Drone to the rescue in getting fibre to Welsh village
Openreach is in the final rush to get all its contracted full fibre connected in Wales as the hard deadline of 31st December 2017 approaches and one of the ways they’ve managed to get one village connected up is certainly different. A drone has been used to carry a fibre across a route that would otherwise be very difficult to deploy across or we presume the easier alternative would have meant a lot more distance. The village of Pontfadog near Llangollen now has access to native FTTP so residents can pick packages from 38 Mbps all the way to 300 Mbps and thus should have broadband that is future proof for a good few years (business connections have 500 Mbps and 1000 Mbps options).
I’m an aspiring writer, I work from home and publish my work online – so I do send full novels over the web to my editor or to readers.
Before I would go away and cook tea whilst a file upload went through, but now it literally takes a matter of seconds. I live here with my two teenage sons and they’re often online – watching films, streaming music or skyping their friends. When all three of us were online at the same time it could often be a struggle and things would start to buffer and freeze.
While testing the new fibre connection I managed to open and run six YouTube videos simultaneously! It has made a world of difference to us and I think it’s going to make a huge difference to the lives of everyone living here in Pontfadog. Villager Chris Devismes
Pontfadog is a great example of how our engineers never give up.

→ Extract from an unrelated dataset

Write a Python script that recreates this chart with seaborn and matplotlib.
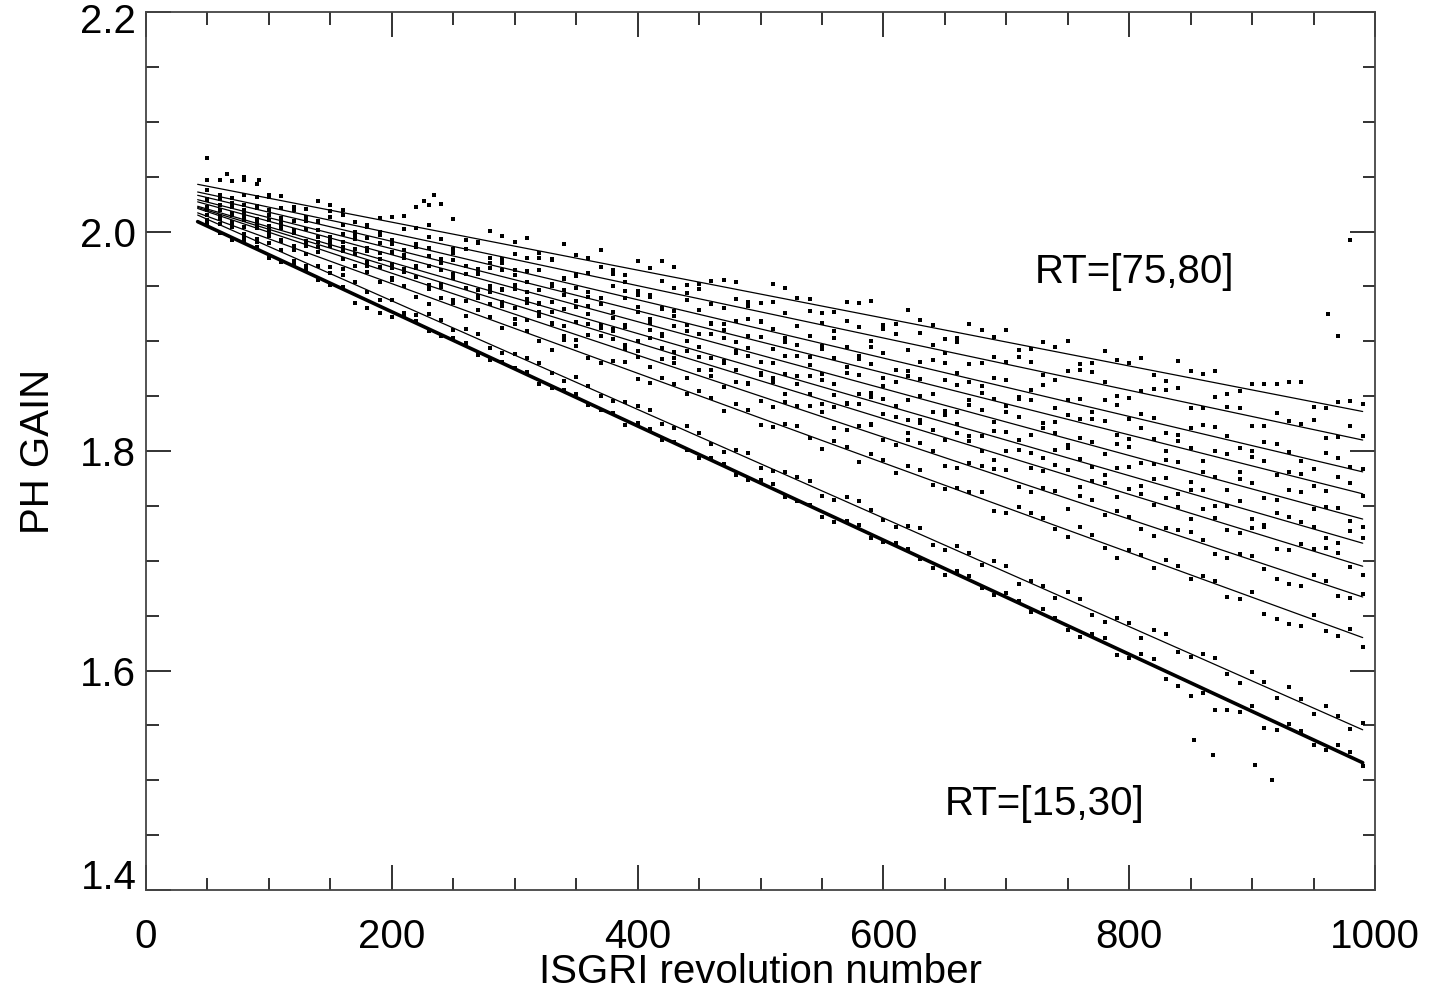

They look at every possible engineering solution to deliver fibre broadband in isolated rural areas, and when the more traditional methods didn’t work, they came up with the rather simple yet ingenious idea of using the drone. We’re not aware of this technique being used anywhere in the world to deliver fixed line broadband in such a situation and we’ll be looking to see if it can be replicated for other communities that are in a similar position. Superast Cymru has been a huge success as a public private partnership, and this is just one small example of the challenges our engineers have faced in delivering superfast broadband across Wales.
Ed Hunt, regional director for Openreach
Across Wales access to Openreach full fibre (FTTP) is available to some 46,584 premises (this includes Pontfadog) which is 3.37% coverage across Wales and once you add other providers such as Hyperoptic the coverage bumps to 3.62%.
The premise count even though updated overnight is already out of date as some more FTTP has been spotted and we expect this figure to change almost daily until Openreach has completed its current phase of work in Wales. Powys is the leading local authority for full fibre coverage in Wales at 14.54%.
The bulk of the SuperfastCymru project deliver has been fibre to the cabinet (FTTC/VDSL2) and currently at the 30 Mbps and faster metric Wales is at 92.13% availability and 94.77% of premises have access to a 15 Mbps or faster connection (15 Mbps is the figure behind many press releases and political statements when they talk about high speed services).